___ DATA LINES
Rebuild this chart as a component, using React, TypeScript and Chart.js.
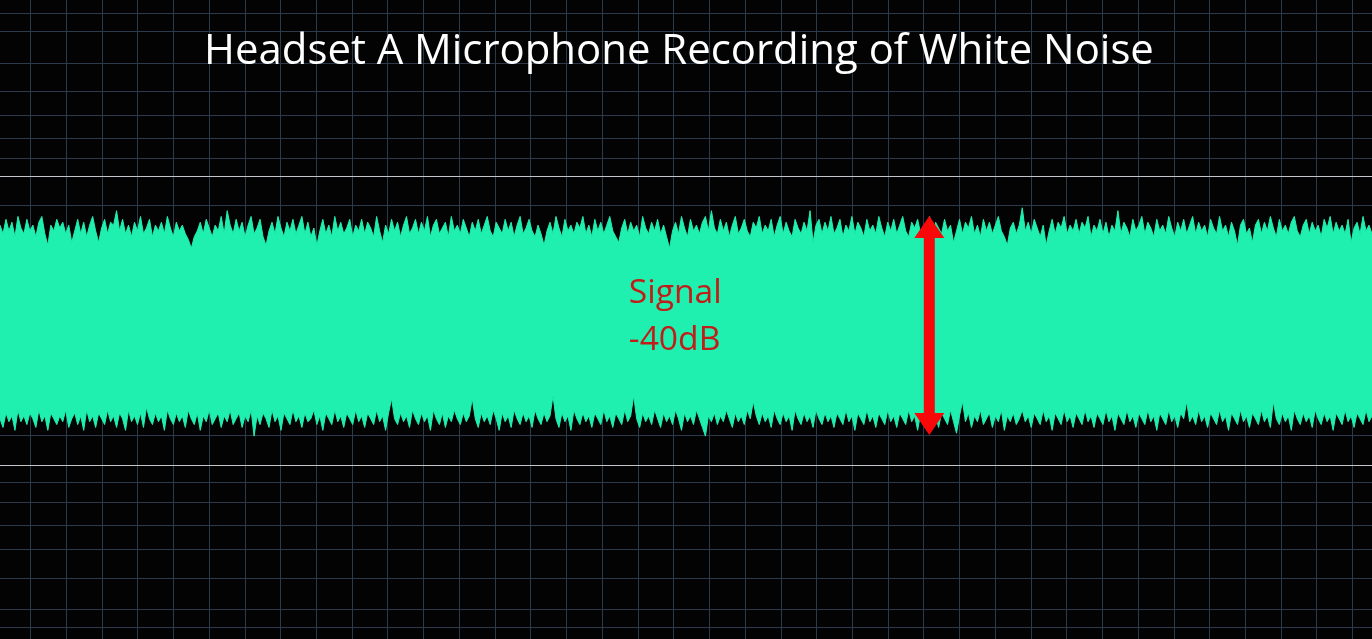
import { useEffect, useRef } from "react";
import { Chart, registerables } from "chart.js";

Chart.register(...registerables);

const TITLE = "Headset A Microphone Recording of White Noise";
const SIGNAL_LABEL = ["Signal", "-40dB"];

// Upper edge of the waveform (percent of full scale), read left to right
const upperPeaks = [
  33,30,35,31,34,29,36,32,30,35,31,33,29,34,36,30,26,33,31,35,
  32,34,30,33,27,31,35,30,34,29,33,36,31,27,32,35,30,34,33,38,
  31,35,30,33,29,34,31,36,30,32,35,29,33,31,34,30,36,32,29,34,
  31,33,30,28,25,29,31,34,30,35,32,29,33,31,36,30,38,33,30,35,
  31,34,29,33,36,30,32,35,29,26,31,34,30,36,32,29,34,31,35,30,
  33,36,30,34,29,32,26,31,35,30,33,29,36,31,34,30,32,35,29,33,
  31,35,30,34,32,29,36,31,27,33,30,35,31,34,29,33,36,30,32,35,
  30,34,31,36,29,33,35,30,32,34,29,36,31,33,30,35,32,29,34,31,
  35,30,33,36,31,29,34,32,30,35,31,34,29,33,36,30,32,35,31,29,
  33,30,26,31,34,30,36,32,29,35,31,33,30,34,32,36,30,33,29,35,
  31,34,30,33,36,31,29,27,32,35,30,34,31,33,29,36,32,30,34,31,
  35,30,33,29,25,31,34,30,36,32,29,35,31,33,30,34,36,31,38,32,
  30,35,31,34,29,33,36,30,32,35,31,29,34,32,36,30,33,31,35,29,
  33,36,30,34,31,29,35,32,30,34,31,38,27,33,35,30,34,31,36,30,
  32,35,29,33,31,36,30,34,32,29,35,31,33,30,36,32,29,34,31,35,
  30,33,36,31,29,34,32,35,30,33,31,36,29,34,32,30,35,31,33,27,
  31,35,30,34,32,36,30,33,29,35,31,34,30,33,36,31,29,26,32,34,
  30,33,39,31,34,30,35,32,29,33,26,31,35,30,34,32,36,30,33,31,
  35,30,34,32,36,29,33,31,35,30,34,29,33,31,38,30,34,32,29,35,
  31,33,36,30,34,32,29,35,31,33,30,36,32,29,34,31,35,30,33,36,
  30,34,31,33,29,35,32,30,36,31,33,29,34,31,26,33,35,30,32,27,
  33,35,30,34,31,36,32,29,35,31,33,30,34,36,31,29,33,35,30,34,
  31,33,29,35,32,36,30,34,31,33,30,35,27,32,34,30,36,31,33,30,
];

// Lower edge of the waveform (percent of full scale), read left to right
const lowerPeaks = [
  -34,-37,-32,-35,-33,-38,-31,-35,-33,-36,-32,-34,-37,-31,-35,-33,-38,-32,-34,-36,
  -33,-35,-31,-37,-34,-32,-36,-33,-38,-31,-35,-33,-37,-32,-34,-36,-31,-35,-33,-37,
  -32,-34,-38,-31,-35,-33,-36,-32,-37,-30,-34,-36,-32,-35,-33,-38,-31,-34,-36,-32,
  -35,-33,-37,-31,-34,-36,-32,-38,-33,-35,-31,-36,-34,-32,-37,-33,-35,-31,-36,-34,
  -32,-37,-33,-35,-31,-40,-33,-36,-32,-34,-37,-31,-35,-33,-38,-32,-34,-36,-31,-35,
  -33,-37,-32,-35,-34,-31,-36,-33,-38,-32,-34,-36,-31,-35,-33,-37,-32,-34,-36,-31,
  -35,-33,-37,-32,-34,-36,-31,-35,-33,-38,-32,-27,-34,-36,-32,-35,-33,-37,-31,-34,
  -36,-32,-35,-33,-38,-31,-34,-36,-32,-37,-33,-35,-31,-34,-36,-32,-35,-33,-27,-34,
  -37,-32,-35,-33,-36,-31,-34,-38,-32,-35,-33,-37,-31,-34,-36,-32,-35,-33,-37,-31,
  -34,-36,-32,-35,-33,-26,-34,-37,-32,-35,-33,-38,-31,-34,-36,-32,-35,-33,-37,-32,
  -34,-36,-31,-35,-33,-37,-32,-34,-36,-31,-35,-33,-26,-34,-37,-32,-35,-33,-36,-31,
  -34,-37,-32,-35,-33,-36,-31,-34,-38,-32,-35,-33,-36,-31,-34,-37,-40,-33,-35,-32,
  -36,-33,-35,-31,-34,-37,-32,-35,-33,-36,-31,-34,-28,-33,-36,-32,-35,-33,-37,-31,
  -34,-36,-32,-35,-33,-38,-31,-34,-36,-32,-35,-33,-37,-31,-34,-36,-32,-35,-33,-37,
  -32,-34,-36,-31,-35,-33,-38,-32,-34,-36,-31,-35,-33,-37,-32,-34,-36,-31,-35,-33,
  -37,-32,-34,-36,-31,-35,-33,-38,-32,-34,-36,-31,-35,-33,-37,-32,-34,-36,-31,-35,
  -39,-33,-28,-35,-32,-37,-33,-35,-31,-36,-34,-32,-37,-33,-35,-31,-38,-33,-35,-32,
  -36,-34,-31,-35,-33,-37,-32,-34,-36,-31,-35,-33,-38,-32,-34,-36,-31,-35,-33,-37,
  -32,-34,-36,-31,-35,-33,-37,-32,-34,-36,-31,-35,-33,-38,-32,-34,-36,-31,-35,-33,
  -37,-32,-34,-36,-31,-35,-33,-38,-32,-34,-36,-31,-35,-33,-37,-32,-34,-28,-35,-33,
  -36,-31,-35,-33,-37,-32,-34,-36,-31,-35,-33,-38,-32,-34,-36,-31,-35,-33,-37,-32,
  -34,-36,-31,-35,-33,-37,-28,-34,-36,-32,-35,-33,-38,-31,-34,-36,-32,-35,-33,-37,
  -31,-34,-36,-32,-35,-33,-38,-32,-34,-36,-31,-35,-33,-37,-32,-34,-36,-31,-35,-33,
];

// Time axis (grid divisions) and amplitude axis (percent of full scale)
const X_MIN = 0.141;
const X_MAX = 38.54;
const Y_MIN = -110.2;
const Y_MAX = 110.9;
const xGridTicks = [
  1, 2, 3, 4, 5, 6, 7, 8, 9, 10, 11, 12, 13, 14, 15, 16, 17, 18, 19,
  20, 21, 22, 23, 24, 25, 26, 27, 28, 29, 30, 31, 32, 33, 34, 35, 36, 37, 38,
];
const yGridTicks = [
  -106.2, -100, -89.1, -79.4, -70.8, -63.1, -56.2, -50, -39.8,
  39.8, 50, 56.2, 63.1, 70.8, 79.4, 89.1, 100, 106.2,
];
const REFERENCE_LEVEL = 50;

// Annotation: double arrow spanning the signal, and its label
const ARROW_X = 26.15;
const ARROW_TOP = 36.2;
const ARROW_BOTTOM = -39.6;
const LABEL_X = 17.74;
const LABEL_Y = [5.95, -10.2];

const WAVE = "#1ff0b0";
const GRID = "#2c394b";
const REF_LINE = "#c4c6cc";
const BG = "#040304";

function toPoints(values: number[]) {
  const n = values.length;
  return values.map((v, i) => ({ x: X_MIN + (i * (X_MAX - X_MIN)) / (n - 1), y: v }));
}

const overlayPlugin = {
  id: "overlay",
  beforeDraw(chart: any) {
    const { ctx, width, height } = chart;
    ctx.save();
    ctx.fillStyle = BG;
    ctx.fillRect(0, 0, width, height);
    ctx.restore();
  },
  afterDraw(chart: any) {
    const { ctx } = chart;
    const xs = chart.scales.x;
    const ys = chart.scales.y;
    ctx.save();

    // Arrow
    const ax = xs.getPixelForValue(ARROW_X);
    const yTop = ys.getPixelForValue(ARROW_TOP);
    const yBot = ys.getPixelForValue(ARROW_BOTTOM);
    const half = 5.5;
    const headHalf = 15;
    const headLen = 22;
    ctx.fillStyle = "#f80808";
    ctx.beginPath();
    ctx.moveTo(ax, yTop);
    ctx.lineTo(ax + headHalf, yTop + headLen);
    ctx.lineTo(ax + half, yTop + headLen);
    ctx.lineTo(ax + half, yBot - headLen);
    ctx.lineTo(ax + headHalf, yBot - headLen);
    ctx.lineTo(ax, yBot);
    ctx.lineTo(ax - headHalf, yBot - headLen);
    ctx.lineTo(ax - half, yBot - headLen);
    ctx.lineTo(ax - half, yTop + headLen);
    ctx.lineTo(ax - headHalf, yTop + headLen);
    ctx.closePath();
    ctx.fill();

    // Signal label
    ctx.font = '100px "Open Sans"';
    const w100 = ctx.measureText(SIGNAL_LABEL[0]).width;
    const lsize = (100 * 93) / w100;
    ctx.font = `${lsize}px "Open Sans"`;
    ctx.fillStyle = "#c21c18";
    ctx.textAlign = "left";
    ctx.textBaseline = "alphabetic";
    const lx = xs.getPixelForValue(LABEL_X);
    SIGNAL_LABEL.forEach((t, i) => {
      ctx.fillText(t, lx, ys.getPixelForValue(LABEL_Y[i]));
    });

    // Title
    ctx.font = '100px "Open Sans"';
    const tw = ctx.measureText(TITLE).width;
    const tsize = (100 * 950) / tw;
    ctx.font = `${tsize}px "Open Sans"`;
    ctx.fillStyle = "#ffffff";
    ctx.textAlign = "center";
    ctx.fillText(TITLE, 679, 63.5);
    ctx.restore();
  },
};

export default function App() {
  const ref = useRef<HTMLCanvasElement | null>(null);

  useEffect(() => {
    document.body.style.margin = "0";
    document.body.style.background = BG;
    if (!ref.current) return;
    const chart = new Chart(ref.current, {
      type: "line",
      data: {
        datasets: [
          {
            data: toPoints(upperPeaks),
            borderColor: WAVE,
            backgroundColor: WAVE,
            borderWidth: 1,
            pointRadius: 0,
            tension: 0,
            fill: "+1",
          },
          {
            data: toPoints(lowerPeaks),
            borderColor: WAVE,
            backgroundColor: WAVE,
            borderWidth: 1,
            pointRadius: 0,
            tension: 0,
            fill: false,
          },
        ],
      },
      options: {
        responsive: false,
        animation: false,
        events: [],
        layout: { padding: 0 },
        plugins: {
          legend: { display: false },
          tooltip: { enabled: false },
          title: { display: false },
        },
        scales: {
          x: {
            type: "linear",
            min: X_MIN,
            max: X_MAX,
            afterBuildTicks: (s: any) => {
              s.ticks = xGridTicks.map((v) => ({ value: v }));
            },
            afterFit: (s: any) => {
              s.height = 0;
            },
            ticks: { display: false },
            grid: { color: GRID, lineWidth: 1, drawTicks: false },
            border: { display: false },
          },
          y: {
            type: "linear",
            min: Y_MIN,
            max: Y_MAX,
            afterBuildTicks: (s: any) => {
              s.ticks = yGridTicks.map((v) => ({ value: v }));
            },
            afterFit: (s: any) => {
              s.width = 0;
            },
            ticks: { display: false },
            grid: {
              color: (c: any) =>
                c.tick && Math.abs(c.tick.value) === REFERENCE_LEVEL ? REF_LINE : GRID,
              lineWidth: 1,
              drawTicks: false,
            },
            border: { display: false },
          },
        },
      },
      plugins: [overlayPlugin],
    } as any);
    return () => chart.destroy();
  }, []);

  return <canvas ref={ref} width={1372} height={639} style={{ display: "block" }} />;
}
______
### SET PROBLEM
Everything from the top line of the data down to and including the line with "Chart.register(...registerables);" is to be copied, except the pictures.

### TASK OUTPUT
Rebuild this chart as a component, using React, TypeScript and Chart.js.
import { useEffect, useRef } from "react";
import { Chart, registerables } from "chart.js";

Chart.register(...registerables);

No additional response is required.